Костюшко поручил мне отстоять свой проект и настаивать на своем решении самому возглавить эту экспедицию, благодаря которой я заслужу тем более чести, что такое предприятие очень опасно; обязать Вельгорского доверить мне отряд кавалерии и моих стрелков и отдать под мое начало ополчение, состоящее из дворянства разных областей. Он подсказал мне, что наиболее полезной будет экспедиция в сторону Ливонии и Курляндии, чтобы вынудить русских разделить свои силы, направленные против Вавжецкого, облегчить нам обоим сообщение между собой и согласованные действия, которые помешают неприятелю сосредоточиться в окрестностях Вильны.
Из палатки Костюшко мы перешли к накрытому под деревьями столу. Тот более чем скромный обед в компании десятка приглашенных никогда не сотрется из моей памяти. Он был украшен присутствием великого человека, которым восхищалась вся Европа. Этот человек был ужасом для врагов и кумиром всей нации. Возведенный в достоинство генералиссимуса, он не имел иного честолюбия, кроме желания служить своей родине и сражаться за нее. Он всегда оставался скромным, любезным и мягким, не носил никаких знаков отличия той высшей власти, которой был облечен, был одет в редингот из плохого серого сукна, а его стол был сервирован не лучше, чем у любого субалтерна. Такой человек не мог не вызывать во мне чувств уважения, восхищения, почтения, которые я неизменно испытывал к нему во все периоды моей жизни.
После обеда он передал мне пакет, адресованный Вельгорскому, и подписал все патенты, которые я представил ему на офицеров моего корпуса стрелков. В большом волнении я расстался с ним и проехал через Варшаву не останавливаясь, чтобы как можно быстрее вернуться в штаб-квартиру армии Литвы.
Нашел я Вельгорского в Вороново, в девяти лье от Вильны. Наш лагерь в Литве сильно отличался от того, который я недавно покинул. Я не знаю, на кого следует возложить вину за эти оплошности: большинство офицеров штаба играли по-крупному в штабе главнокомандующего, где стоял, к тому же, обильно сервированный стол, – тогда как солдатам не хватало продовольствия, а лошадям – фуража. Так же очевидно было и то, что наша армия находится как бы на отдыхе, не обременяя себя чувством опасности, тогда как Вильна, без всяких средств защиты, оказалась предоставленной своей судьбе.
Глава V
Российские войска, стоявшие лагерем под Солами, в ночь с 17 на 18 июля внезапно покинули свою позицию, продвинулись ускоренным маршем в сторону Вильны и атаковали наши аванпосты на рассвете 19-го. К полудню колонна генерала Кнорринга вынудила поляков покинуть батареи, защищавшие подходы к городу со стороны Остробрамских ворот. В это же время колонна Николая Зубова направлялась к предместью Заречье. Атака на эти два пункта сопровождалась ожесточенной канонадой и продолжалась до семи часов вечера.

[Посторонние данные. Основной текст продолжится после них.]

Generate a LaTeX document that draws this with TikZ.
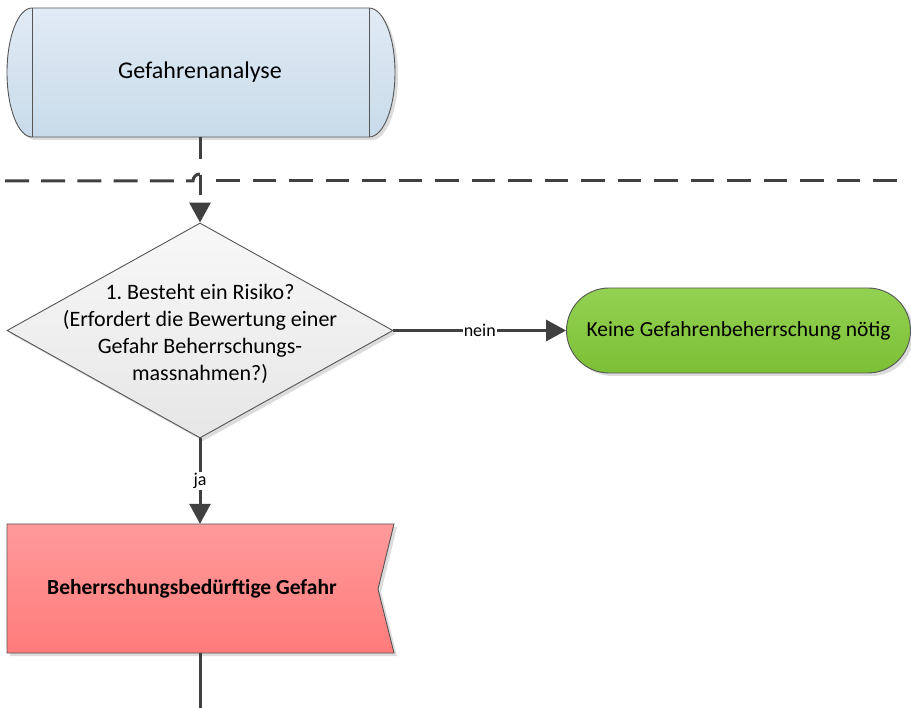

19-го числа польский корпус под началом генерала Мейена, стоявший в Неменчине, в одном лье от Вильны, был вынужден отступить. Храбрый генерал Ежи Грабовский долго держался во главе совсем слабого гарнизона внутри города, причем стоял твердо, несмотря на яростные атаки русских и их убийственную артиллерию, против которой, за неимением достаточного количества орудий, ничего нельзя было сделать.
Горожане Вильны являли чудеса храбрости, отчаянно бросаясь на неприятеля, который проник с двух разных сторон в предместья города и поджег все дома, к которым сумел подступиться. Мои стрелки, из которых в Вильне находилось не более трех десятков, так как все остальные несли службу в лагере, бегом заняли позиции на высоких стенах и крышах домов, откуда стреляли в неприятеля, не делая промахов, но сами оставались недоступными для выстрелов.